Continuamos a dissecar cada uma destas personagens individualmente. Como qualquer boa telenovela, precisamos de um bom enredo, um bom início, meio e fim. O público precisa — aliás, exige — uma história linear, desde a construção deste homem corrupto, a sua vida de crime e, no final feliz, a prisão. Fica tudo bem explicadinho: o senhor era criminoso, um homem sem escrúpulos, já na faculdade era assim, até há quem diga que roubou dinheiro da associação de estudantes, depois também traiu a mulher, pelo meio ouvi dizer que não deixou uma senhora velhinha passar na passadeira e não deu uma gorjeta ao estafeta do Uber quando pediu o jantar. Era óbvio que ia roubar dinheiro ao estado, estamos a falar de uma má pessoa! Procedemos ao encarceramento coletivo, as algemas da PSP representam o público fervoroso em casa. Se houver um vídeo do acontecimento, ainda melhor. Apertadas as algemas, fica tudo resolvido: os maus estão detidos, acabou-se a corrupção. Afinal de contas, a corrupção, o crime, a anomalia moral, começava e acabava neles. Eram más pessoas.
Esta seria uma história divertida se não fosse mais ou menos verdade, com um ou outro detalhe por acrescentar. Quase toda a análise da corrupção, aquela que vemos nos grandes canais e jornais, continua a ser recambiada ao indivíduo: aos seus valores morais, à sua alma corrupta, ao seu espírito de bandido. Dissecamos a vida do dono da empresa e do ministro para percebermos as suas motivações individuais e o que os levou a serem criminosos — tudo isto durante o julgamento, antes do veredicto, claro. O problema com esta análise é que, como disse, se esgota no próprio indivíduo, no seu caráter e virtudes morais (ou falta delas). Mas não é curioso que esta história seja recorrente, em diferentes territórios e com diferentes indivíduos? Que nas democracias liberais ocidentais se multipliquem os casos de corrupção e crime, como se este desvio às regras originais do jogo não fosse apenas uma exceção, mas mais uma regra do jogo? Será que esta é mesmo uma questão de caráter pessoal, de virtudes morais da pessoa, e não uma condição inerente ao cargo que estes líderes ocupam? Será que a divisão estrita que fazemos entre o “setor privado” e o “setor público”, que tantas vezes é usada nestes famosos casos de corrupção, não é uma divisão fictícia que deve ser questionada?
Não há uma resposta certa a estas perguntas, pelo menos por agora.

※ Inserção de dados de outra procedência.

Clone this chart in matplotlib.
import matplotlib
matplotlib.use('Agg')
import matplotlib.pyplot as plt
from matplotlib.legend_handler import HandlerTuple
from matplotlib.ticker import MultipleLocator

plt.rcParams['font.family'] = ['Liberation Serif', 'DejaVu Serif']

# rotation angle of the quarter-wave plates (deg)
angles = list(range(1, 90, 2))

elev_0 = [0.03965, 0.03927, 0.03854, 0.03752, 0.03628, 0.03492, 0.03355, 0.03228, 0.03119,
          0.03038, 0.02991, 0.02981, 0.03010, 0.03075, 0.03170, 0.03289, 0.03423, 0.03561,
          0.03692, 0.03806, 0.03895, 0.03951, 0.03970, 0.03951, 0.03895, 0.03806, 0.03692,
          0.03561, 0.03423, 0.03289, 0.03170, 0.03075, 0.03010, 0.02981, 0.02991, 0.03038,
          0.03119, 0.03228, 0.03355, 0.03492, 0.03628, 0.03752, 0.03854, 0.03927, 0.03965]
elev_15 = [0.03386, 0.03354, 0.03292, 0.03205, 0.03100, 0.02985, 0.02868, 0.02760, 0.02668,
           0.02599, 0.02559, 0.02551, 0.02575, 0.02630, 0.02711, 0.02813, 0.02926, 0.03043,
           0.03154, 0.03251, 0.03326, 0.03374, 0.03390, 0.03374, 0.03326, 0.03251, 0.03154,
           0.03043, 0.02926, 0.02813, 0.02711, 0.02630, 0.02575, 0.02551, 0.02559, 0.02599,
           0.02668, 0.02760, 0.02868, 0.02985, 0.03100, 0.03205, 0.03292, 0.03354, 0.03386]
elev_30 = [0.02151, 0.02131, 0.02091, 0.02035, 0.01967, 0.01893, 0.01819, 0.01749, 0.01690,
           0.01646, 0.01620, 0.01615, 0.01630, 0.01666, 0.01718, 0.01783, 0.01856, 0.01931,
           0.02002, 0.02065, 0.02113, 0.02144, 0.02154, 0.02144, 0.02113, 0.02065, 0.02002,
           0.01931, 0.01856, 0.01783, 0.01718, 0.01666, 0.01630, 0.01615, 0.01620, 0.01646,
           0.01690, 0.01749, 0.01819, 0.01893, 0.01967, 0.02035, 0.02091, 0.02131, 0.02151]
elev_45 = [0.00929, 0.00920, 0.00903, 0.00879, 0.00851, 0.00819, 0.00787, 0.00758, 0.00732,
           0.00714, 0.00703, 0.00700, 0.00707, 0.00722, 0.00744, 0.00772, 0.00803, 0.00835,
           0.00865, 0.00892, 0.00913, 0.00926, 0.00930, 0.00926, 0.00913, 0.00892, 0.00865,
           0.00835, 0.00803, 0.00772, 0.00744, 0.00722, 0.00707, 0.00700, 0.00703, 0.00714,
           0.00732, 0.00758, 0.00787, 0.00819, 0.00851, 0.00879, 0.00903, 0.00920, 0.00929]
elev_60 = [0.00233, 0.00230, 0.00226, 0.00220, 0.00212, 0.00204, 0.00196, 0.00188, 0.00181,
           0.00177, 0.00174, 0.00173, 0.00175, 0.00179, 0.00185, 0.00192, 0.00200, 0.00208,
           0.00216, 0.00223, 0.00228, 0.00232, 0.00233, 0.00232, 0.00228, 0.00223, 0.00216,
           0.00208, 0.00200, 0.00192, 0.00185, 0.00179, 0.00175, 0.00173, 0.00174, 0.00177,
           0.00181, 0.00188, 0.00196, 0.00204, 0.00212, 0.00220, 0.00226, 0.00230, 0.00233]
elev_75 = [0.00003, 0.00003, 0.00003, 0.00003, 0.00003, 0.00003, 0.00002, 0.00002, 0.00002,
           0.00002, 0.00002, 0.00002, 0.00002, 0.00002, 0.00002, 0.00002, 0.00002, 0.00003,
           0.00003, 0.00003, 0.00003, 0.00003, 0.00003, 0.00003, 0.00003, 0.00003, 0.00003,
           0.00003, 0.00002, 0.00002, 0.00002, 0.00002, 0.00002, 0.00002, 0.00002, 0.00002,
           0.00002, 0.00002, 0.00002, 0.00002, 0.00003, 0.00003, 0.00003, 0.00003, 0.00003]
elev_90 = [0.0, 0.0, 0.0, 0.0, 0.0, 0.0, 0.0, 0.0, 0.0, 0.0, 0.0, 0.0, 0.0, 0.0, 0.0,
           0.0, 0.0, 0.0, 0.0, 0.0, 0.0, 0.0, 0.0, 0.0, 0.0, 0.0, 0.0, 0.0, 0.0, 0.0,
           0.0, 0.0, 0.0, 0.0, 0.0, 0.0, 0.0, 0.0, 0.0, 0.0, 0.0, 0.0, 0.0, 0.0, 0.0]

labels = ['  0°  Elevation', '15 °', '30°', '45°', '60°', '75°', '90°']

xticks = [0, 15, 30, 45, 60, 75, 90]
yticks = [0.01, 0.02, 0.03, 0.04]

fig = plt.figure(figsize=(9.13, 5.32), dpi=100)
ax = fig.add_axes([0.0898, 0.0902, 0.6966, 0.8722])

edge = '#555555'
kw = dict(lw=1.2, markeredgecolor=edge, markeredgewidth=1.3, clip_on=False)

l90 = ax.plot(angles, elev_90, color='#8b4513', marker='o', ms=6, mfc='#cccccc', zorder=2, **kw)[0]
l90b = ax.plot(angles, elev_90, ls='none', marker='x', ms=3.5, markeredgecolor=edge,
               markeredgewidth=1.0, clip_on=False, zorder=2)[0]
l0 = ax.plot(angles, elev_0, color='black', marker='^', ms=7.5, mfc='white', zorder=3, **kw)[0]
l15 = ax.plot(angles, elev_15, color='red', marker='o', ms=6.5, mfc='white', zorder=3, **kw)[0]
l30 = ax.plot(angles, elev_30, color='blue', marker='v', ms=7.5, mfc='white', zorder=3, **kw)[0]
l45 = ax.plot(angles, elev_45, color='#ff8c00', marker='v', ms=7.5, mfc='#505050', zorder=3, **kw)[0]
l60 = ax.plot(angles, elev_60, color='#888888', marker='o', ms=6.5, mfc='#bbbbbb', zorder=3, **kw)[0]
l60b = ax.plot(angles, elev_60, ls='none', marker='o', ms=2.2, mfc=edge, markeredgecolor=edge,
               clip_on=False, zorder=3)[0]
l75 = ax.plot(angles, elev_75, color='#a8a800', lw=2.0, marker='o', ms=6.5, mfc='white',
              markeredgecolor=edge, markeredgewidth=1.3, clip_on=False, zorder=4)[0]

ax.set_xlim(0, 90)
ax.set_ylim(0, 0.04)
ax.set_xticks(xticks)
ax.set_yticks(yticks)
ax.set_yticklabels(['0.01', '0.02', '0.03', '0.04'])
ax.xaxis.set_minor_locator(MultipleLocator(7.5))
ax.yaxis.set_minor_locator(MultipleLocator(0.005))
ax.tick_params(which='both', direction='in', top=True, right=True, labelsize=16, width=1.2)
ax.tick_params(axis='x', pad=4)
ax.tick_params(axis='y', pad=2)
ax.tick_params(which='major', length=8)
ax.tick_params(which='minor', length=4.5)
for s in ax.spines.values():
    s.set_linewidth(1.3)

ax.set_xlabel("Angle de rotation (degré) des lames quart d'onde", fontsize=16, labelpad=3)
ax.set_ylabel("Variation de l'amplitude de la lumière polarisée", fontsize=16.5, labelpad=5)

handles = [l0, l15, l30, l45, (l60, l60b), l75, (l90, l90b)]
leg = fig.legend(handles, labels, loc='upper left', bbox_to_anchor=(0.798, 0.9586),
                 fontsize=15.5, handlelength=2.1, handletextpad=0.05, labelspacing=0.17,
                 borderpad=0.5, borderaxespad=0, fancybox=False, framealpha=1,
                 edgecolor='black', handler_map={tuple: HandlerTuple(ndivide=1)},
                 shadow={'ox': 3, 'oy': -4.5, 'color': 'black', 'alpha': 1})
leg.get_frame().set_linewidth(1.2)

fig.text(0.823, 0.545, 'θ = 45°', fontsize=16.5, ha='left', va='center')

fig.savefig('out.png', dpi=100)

O problema é que elas nem sequer estão a ser colocadas na análise da queda do primeiro-ministro. Fazer estas perguntas permitiria chegar a outras perguntas e respostas muito mais interessantes que “ele é má pessoa, por isso é que fez isto” — sem sequer ter uma confirmação de quem fez ou não fez. Permitiria perceber se o cargo de primeiro-ministro, de ministro, de presidente de câmara ou de uma empresa são inerentemente cargos corruptíveis. Se o nosso atual sistema político, um sistema que partilhamos com a maioria do mundo ocidental, cria regras que vão ser quebradas à partida; se esta contradição — a luta acérrima contra o crime (em certos bairros, contra certas pessoas) e a proliferação do crime (por outras pessoas, curiosamente mais ricas e poderosas) — não é uma condição fundamental das chamadas democracias liberais. Se o facto de sermos um país pequeno com elites ainda mais pequenas não nos condena a viver constantemente neste ciclo.
Fazer estas perguntas levar-nos-ia a questionar os fundamentos do nosso sistema político e a imaginar novos sistemas a partir daí. Infelizmente, continuamos vidrados só na culpa individual, em perceber o que contaminou aquela pessoa. Levará algum tempo até compreendermos que estamos todos contaminados.